Following the U.S.–EU trade agreement that set a 15% baseline tariff instead of a proposed 30%, Remy Cointreau narrowed its FY‑2026 tariff impact estimate from €45m to €30m. The firm trimmed the expected U.S. hit materially while leaving the China exposure unchanged. It reiterated its sales-growth objective but moderated the near‑term profit decline outlook to a smaller contraction.
Why It Matters
The revision reduces downside risk to Remy’s near‑term earnings and cash flow, improving visibility for investors who had been worried about hefty tariff-related margin pressure. Luxury spirits with strong brand equity (Louis XIII, Rémy Martin) are sensitive to pricing and channel mix in the U.S. and China; a smaller tariff shock preserves margin optionality and the case for continued marketing/inventory investment.
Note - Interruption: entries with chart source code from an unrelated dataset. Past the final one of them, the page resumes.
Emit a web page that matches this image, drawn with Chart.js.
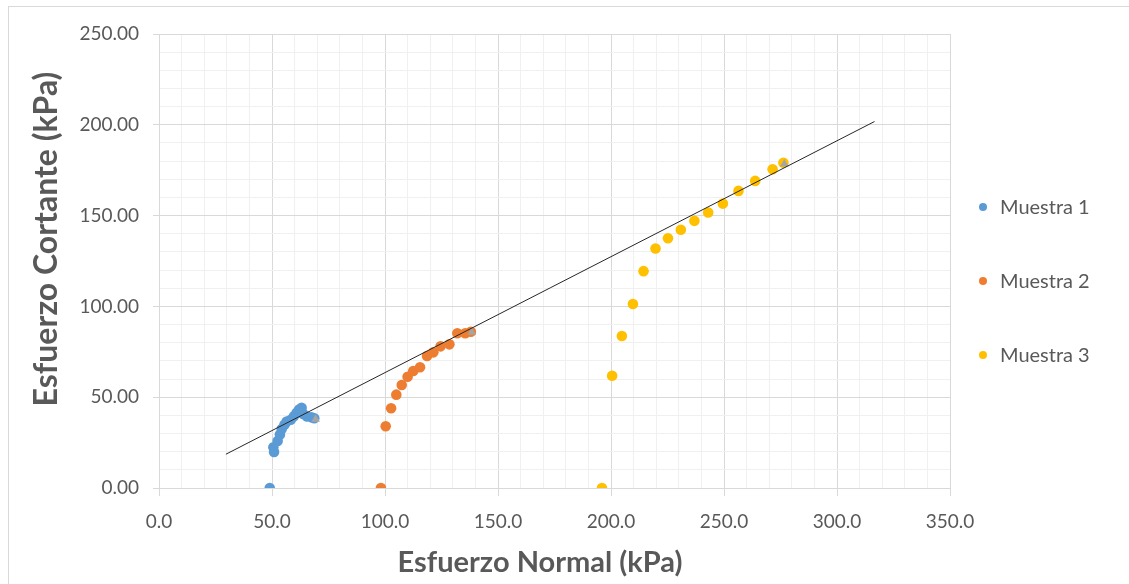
<!DOCTYPE html>
<html lang="es">
<head>
    <meta charset="UTF-8">
    <title>Esfuerzo Cortante vs Esfuerzo Normal</title>
    <script src="https://cdn.jsdelivr.net/npm/chart.js"></script>
    <style>
        html, body {
            margin: 0;
            padding: 0;
            background: #fff;
            overflow: hidden;
        }
        /* marco del gráfico, como en Excel */
        .marco {
            position: fixed;
            left: 8px;
            top: 6px;
            right: -10px;
            bottom: -10px;
            border: 1px solid #d9d9d9;
        }
        canvas {
            position: absolute;
            left: 0;
            top: 0;
        }
    </style>
</head>
<body>
    <div class="marco"></div>
    <canvas id="grafico" width="1129" height="584"></canvas>

    <script>
        // datos
        const series = ["Muestra 1", "Muestra 2", "Muestra 3"];
        const colores = ["#5B9BD5", "#ED7D31", "#FFC000"];

        const m1X = [49.0, 50.9, 50.6, 52.5, 53.5, 54.3, 55.5, 56.5, 58.3, 59.7, 60.9, 62.0, 63.1, 63.8, 65.5, 67.5, 68.7];
        const m1Y = [0.0, 19.8, 22.4, 25.9, 29.5, 32.5, 34.8, 36.6, 37.6, 39.5, 41.5, 43.2, 44.2, 40.8, 39.4, 38.9, 38.4];

        const m2X = [98.2, 100.3, 102.7, 105.0, 107.4, 110.0, 112.5, 115.5, 118.6, 121.4, 124.6, 128.5, 132.0, 135.5, 138.0];
        const m2Y = [0.0, 34.0, 43.9, 51.4, 56.7, 61.3, 64.4, 66.5, 72.7, 74.7, 78.0, 79.1, 85.2, 85.2, 86.0];

        const m3X = [196.0, 200.5, 204.8, 209.7, 214.4, 219.7, 225.2, 230.9, 236.9, 243.0, 249.5, 256.4, 263.8, 271.5, 276.3];
        const m3Y = [0.0, 61.8, 83.7, 101.3, 119.4, 131.9, 137.5, 142.2, 147.1, 151.7, 156.6, 163.6, 169.1, 175.5, 179.1];

        // máximos de cada muestra (triángulos grises)
        const picoX = [69.3, 138.4, 276.7];
        const picoY = [37.8, 85.7, 178.4];

        // línea de tendencia (extremos)
        const tendX = [29.6, 316.6];
        const tendY = [18.6, 201.8];

        const ticksX = [0, 50, 100, 150, 200, 250, 300, 350];
        const ticksY = [0, 50, 100, 150, 200, 250];

        const tituloX = "Esfuerzo Normal (kPa)";
        const tituloY = "Esfuerzo Cortante (kPa)";

        const puntos = (xs, ys) => xs.map((x, i) => ({ x: x, y: ys[i] }));

        const gris = "#595959";
        const gridMayor = "#d9d9d9";
        const gridMenor = "#f0f0f0";

        // títulos de ejes y leyenda dibujados a mano (posición como en Excel)
        const rotulos = {
            id: "rotulos",
            afterDraw(chart) {
                const ctx = chart.ctx;
                ctx.save();
                ctx.fillStyle = gris;
                ctx.textAlign = "center";
                ctx.textBaseline = "middle";
                ctx.font = "bold 29px Lato";
                ctx.fillText(tituloX, 540, 563);

                ctx.save();
                ctx.translate(47, 239);
                ctx.rotate(-Math.PI / 2);
                ctx.font = "bold 32px Lato";
                ctx.fillText(tituloY, 0, 0);
                ctx.restore();

                // leyenda
                ctx.textAlign = "left";
                ctx.font = "20px Lato";
                series.forEach((nombre, i) => {
                    const y = 207 + i * 74;
                    ctx.fillStyle = colores[i];
                    ctx.beginPath();
                    ctx.arc(983, y, 4, 0, Math.PI * 2);
                    ctx.fill();
                    ctx.fillStyle = gris;
                    ctx.fillText(nombre, 1000, y + 1);
                });
                ctx.restore();
            }
        };

        const esMayor = (valor, lista) => lista.includes(Math.round(valor));

        const ctx = document.getElementById("grafico").getContext("2d");
        const grafico = new Chart(ctx, {
            type: "scatter",
            data: {
                datasets: [
                    {
                        label: "Tendencia",
                        data: puntos(tendX, tendY),
                        showLine: true,
                        borderColor: "#262626",
                        borderWidth: 1,
                        pointRadius: 0,
                        fill: false
                    },
                    {
                        label: "Máximos",
                        data: puntos(picoX, picoY),
                        pointStyle: "triangle",
                        pointRadius: 5,
                        backgroundColor: "#A5A5A5",
                        borderColor: "#A5A5A5",
                        borderWidth: 0
                    },
                    {
                        label: series[0],
                        data: puntos(m1X, m1Y),
                        pointRadius: 5.3,
                        backgroundColor: colores[0],
                        borderColor: colores[0],
                        borderWidth: 0
                    },
                    {
                        label: series[1],
                        data: puntos(m2X, m2Y),
                        pointRadius: 5.3,
                        backgroundColor: colores[1],
                        borderColor: colores[1],
                        borderWidth: 0
                    },
                    {
                        label: series[2],
                        data: puntos(m3X, m3Y),
                        pointRadius: 5.3,
                        backgroundColor: colores[2],
                        borderColor: colores[2],
                        borderWidth: 0
                    }
                ]
            },
            options: {
                responsive: false,
                animation: false,
                devicePixelRatio: 1,
                layout: {
                    padding: { left: 0, top: 34, right: 179, bottom: 0 }
                },
                plugins: {
                    legend: { display: false },
                    tooltip: { enabled: false }
                },
                scales: {
                    x: {
                        type: "linear",
                        min: 0,
                        max: 350,
                        afterFit: (scale) => { scale.height = 96; },
                        border: { color: gridMayor },
                        grid: {
                            color: (c) => esMayor(c.tick.value, ticksX) ? gridMayor : gridMenor,
                            tickColor: (c) => esMayor(c.tick.value, ticksX) ? gridMayor : "rgba(0,0,0,0)",
                            tickLength: 8
                        },
                        ticks: {
                            stepSize: 10,
                            maxTicksLimit: 100,
                            autoSkip: false,
                            maxRotation: 0,
                            minRotation: 0,
                            padding: 14,
                            color: gris,
                            font: { family: "Lato", size: 19 },
                            callback: (v) => esMayor(v, ticksX) ? v.toFixed(1) : ""
                        }
                    },
                    y: {
                        type: "linear",
                        min: 0,
                        max: 250,
                        afterFit: (scale) => { scale.width = 159; },
                        border: { color: gridMayor },
                        grid: {
                            color: (c) => esMayor(c.tick.value, ticksY) ? gridMayor : gridMenor,
                            tickColor: (c) => esMayor(c.tick.value, ticksY) ? gridMayor : "rgba(0,0,0,0)",
                            tickLength: 6
                        },
                        ticks: {
                            stepSize: 10,
                            maxTicksLimit: 100,
                            autoSkip: false,
                            padding: 14,
                            color: gris,
                            font: { family: "Lato", size: 19 },
                            callback: (v) => esMayor(v, ticksY) ? v.toFixed(2) : ""
                        }
                    }
                }
            },
            plugins: [rotulos]
        });
    </script>
</body>
</html>
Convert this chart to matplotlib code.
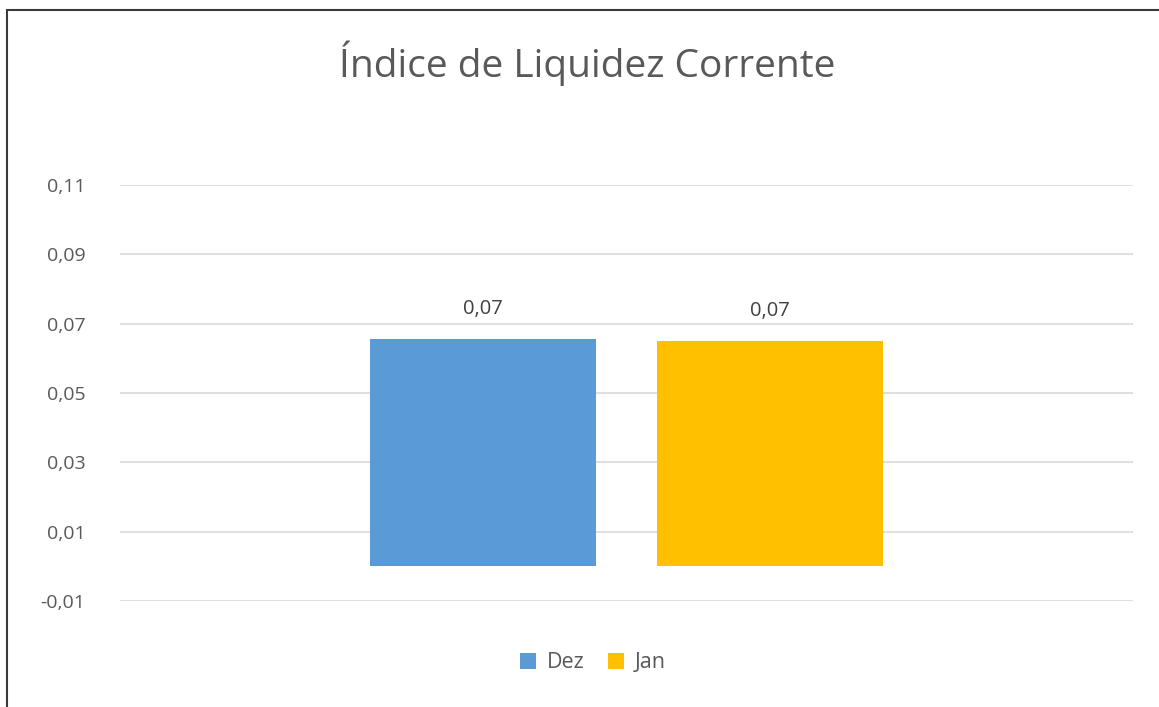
import matplotlib.pyplot as plt
from matplotlib.patches import Rectangle
from matplotlib.ticker import FixedLocator, FuncFormatter

plt.rcParams['font.family'] = ['Open Sans', 'DejaVu Sans']

# Data
series = ['Dez', 'Jan']
values = [0.0656, 0.0650]
colors = ['#5B9BD5', '#FFC000']
yticks = [-0.01, 0.01, 0.03, 0.05, 0.07, 0.09, 0.11]

fig = plt.figure(figsize=(11.59, 7.07), dpi=100)
ax = fig.add_axes([120 / 1159, 1 - 601 / 707, 1013 / 1159, 416 / 707])

offsets = [-0.142, 0.142]
for name, val, col, off in zip(series, values, colors, offsets):
    ax.bar(off, val, width=0.223, color=col, label=name, zorder=3)
    ax.text(off, val + 0.0057, f'{val:.2f}'.replace('.', ','), ha='center', va='bottom',
            fontsize=14.5, color='#404040')

ax.set_xlim(-0.5, 0.5)
ax.set_ylim(-0.01, 0.11)
ax.yaxis.set_major_locator(FixedLocator(yticks))
ax.yaxis.set_major_formatter(FuncFormatter(lambda v, p: f'{v:.2f}'.replace('.', ',')))
ax.tick_params(axis='y', length=0, labelsize=14, labelcolor='#595959', pad=25)
ax.set_xticks([])
ax.grid(axis='y', color='#D9D9D9', linewidth=1.2, zorder=0)
for s in ax.spines.values():
    s.set_visible(False)

fig.text(587 / 1159, 1 - 63 / 707, 'Índice de Liquidez Corrente', ha='center', va='center',
         fontsize=28, color='#595959')

leg = fig.legend(loc='center', bbox_to_anchor=(593 / 1159, 1 - 663 / 707), ncol=2,
                 frameon=False, fontsize=15.5, handlelength=0.75, handleheight=0.75,
                 handletextpad=0.5, columnspacing=1.1)
for t in leg.get_texts():
    t.set_color('#595959')

# outer chart border
fig.patches.append(Rectangle((7 / 1159, -0.05), 1.0, 1.05 - 10 / 707, transform=fig.transFigure,
                             fill=False, edgecolor='#3A3A3A', linewidth=1.5))

fig.savefig('out.png', dpi=100, facecolor='white')
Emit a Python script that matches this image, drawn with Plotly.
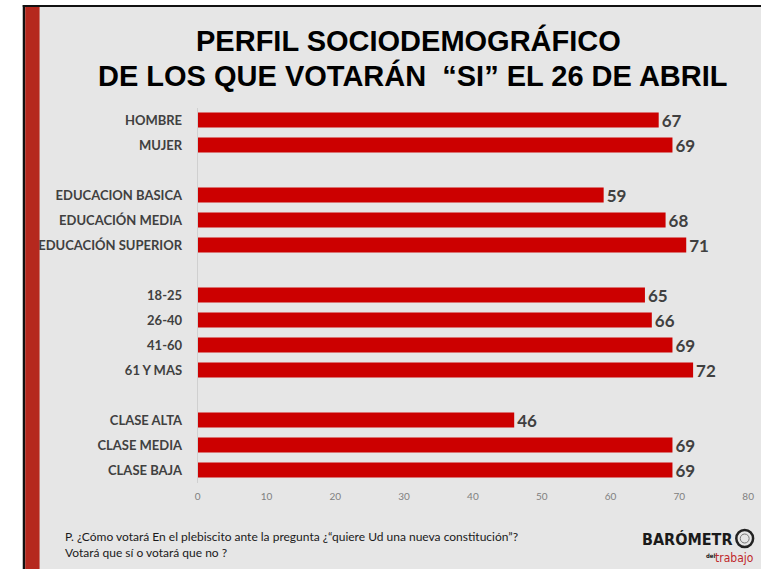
import plotly.graph_objects as go

W, H = 767, 569

categories = ["HOMBRE", "MUJER", " ", "EDUCACION BASICA", "EDUCACIÓN MEDIA", "EDUCACIÓN SUPERIOR",
              "  ", "18-25", "26-40", "41-60", "61 Y MAS", "   ", "CLASE ALTA", "CLASE MEDIA", "CLASE BAJA"]
values = [67, 69, None, 59, 68, 71, None, 65, 66, 69, 72, None, 46, 69, 69]
x_ticks = [0, 10, 20, 30, 40, 50, 60, 70, 80]

title_lines = ["PERFIL SOCIODEMOGRÁFICO", "DE LOS QUE VOTARÁN  “SI” EL 26 DE ABRIL"]
footnote = ["P. ¿Cómo votará En el plebiscito ante la pregunta ¿“quiere Ud una nueva constitución”?",
            "Votará que sí o votará que no ?"]

COND = "DejaVu Sans Condensed, Liberation Sans"

def px(x):
    return x / W

def py(y):
    return 1 - y / H

fig = go.Figure()
fig.add_trace(go.Bar(
    y=categories, x=values, orientation="h",
    marker=dict(color="#CC0000", line=dict(width=0)),
    text=[("" if v is None else str(v)) for v in values],
    textposition="outside", cliponaxis=False, constraintext="none",
    textfont=dict(family="Lato", size=17, color="#404040", weight="bold"),
    hoverinfo="skip",
))

shapes = [
    dict(type="rect", xref="paper", yref="paper", x0=px(20), x1=1.0, y0=0, y1=py(5),
         fillcolor="#E6E6E6", line=dict(width=0), layer="below"),
    dict(type="rect", xref="paper", yref="paper", x0=px(20), x1=1.0, y0=py(7), y1=py(5),
         fillcolor="#111111", line=dict(width=0), layer="below"),
    dict(type="rect", xref="paper", yref="paper", x0=px(20), x1=px(22.5), y0=0, y1=py(5),
         fillcolor="#111111", line=dict(width=0), layer="below"),
    dict(type="rect", xref="paper", yref="paper", x0=px(22.5), x1=px(37), y0=0, y1=py(7),
         fillcolor="#B5281E", line=dict(width=0), layer="below"),
    dict(type="circle", xref="paper", yref="paper", x0=px(742), x1=px(759), y0=py(547), y1=py(530),
         fillcolor="rgba(0,0,0,0)", line=dict(color="#222222", width=2.5)),
    dict(type="circle", xref="paper", yref="paper", x0=px(746), x1=px(755), y0=py(543), y1=py(534),
         fillcolor="rgba(0,0,0,0)", line=dict(color="#777777", width=1)),
]

annotations = [
    dict(text=title_lines[0], x=px(410), y=py(40), xref="paper", yref="paper", showarrow=False,
         xanchor="center", yanchor="middle",
         font=dict(family="Liberation Sans", size=29, color="#000000", weight="bold")),
    dict(text=title_lines[1], x=px(415), y=py(75), xref="paper", yref="paper", showarrow=False,
         xanchor="center", yanchor="middle",
         font=dict(family="Liberation Sans", size=29, color="#000000", weight="bold")),
    dict(text=footnote[0], x=px(61), y=py(536), xref="paper", yref="paper", showarrow=False,
         xanchor="left", yanchor="middle", font=dict(family="Lato", size=12, color="#1A1A1A")),
    dict(text=footnote[1], x=px(61), y=py(552), xref="paper", yref="paper", showarrow=False,
         xanchor="left", yanchor="middle", font=dict(family="Lato", size=12, color="#1A1A1A")),
    dict(text="BARÓMETR", x=px(741), y=py(539), xref="paper", yref="paper", showarrow=False,
         xanchor="right", yanchor="middle",
         font=dict(family=COND, size=16, color="#1A1A1A", weight="bold")),
    dict(text="trabajo", x=px(762), y=py(558), xref="paper", yref="paper", showarrow=False,
         xanchor="right", yanchor="middle",
         font=dict(family=COND, size=12, color="#C0282A")),
    dict(text="del", x=px(723), y=py(555), xref="paper", yref="paper", showarrow=False,
         xanchor="right", yanchor="middle",
         font=dict(family=COND, size=6, color="#1A1A1A", weight="bold")),
]

fig.update_layout(
    width=W, height=H,
    autosize=False,
    margin=dict(l=0, r=0, t=0, b=0),
    paper_bgcolor="#FFFFFF",
    plot_bgcolor="rgba(0,0,0,0)",
    showlegend=False,
    bargap=0.4,
    shapes=shapes,
    annotations=annotations,
    xaxis=dict(domain=[px(197), px(754)], range=[0, 80], tickvals=x_ticks,
               showgrid=False, zeroline=False, showline=False,
               tickfont=dict(family="Lato", size=10, color="#808080"),
               ticks="", ticklabelstandoff=6, fixedrange=True),
    yaxis=dict(domain=[py(482.5), py(107.5)], type="category", categoryorder="array",
               categoryarray=categories, autorange="reversed",
               showgrid=False, zeroline=False, showline=True, linecolor="#D0D0D0", linewidth=1,
               tickfont=dict(family="Lato", size=13, color="#404040", weight="bold"),
               ticks="", ticklabelstandoff=12, fixedrange=True),
)

fig.write_html(
    "out.html",
    config={"responsive": False, "displayModeBar": False},
    post_script="document.body.style.margin='0';document.body.style.padding='0';"
                "document.body.style.overflow='hidden';",
)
The update also shows how trade-policy outcomes can materially affect consumer‑goods earnings and investor guidance.
What’s Next?
- Watch FY‑2026 quarterly updates for realized margin impacts, pricing actions, and timing of any tariff pass‑through to consumers.
- Monitor U.S. and China demand trends — a stronger U.S. rebound or stabilization in China would validate guidance and support organic growth targets.
- Track competitor commentary and currency effects (EUR/USD) that could amplify or mute reported results.
- Look for disclosure on how the company reallocates the savings (e.g., capex, marketing, buybacks) and any contingency plans if tariffs or trade terms shift again.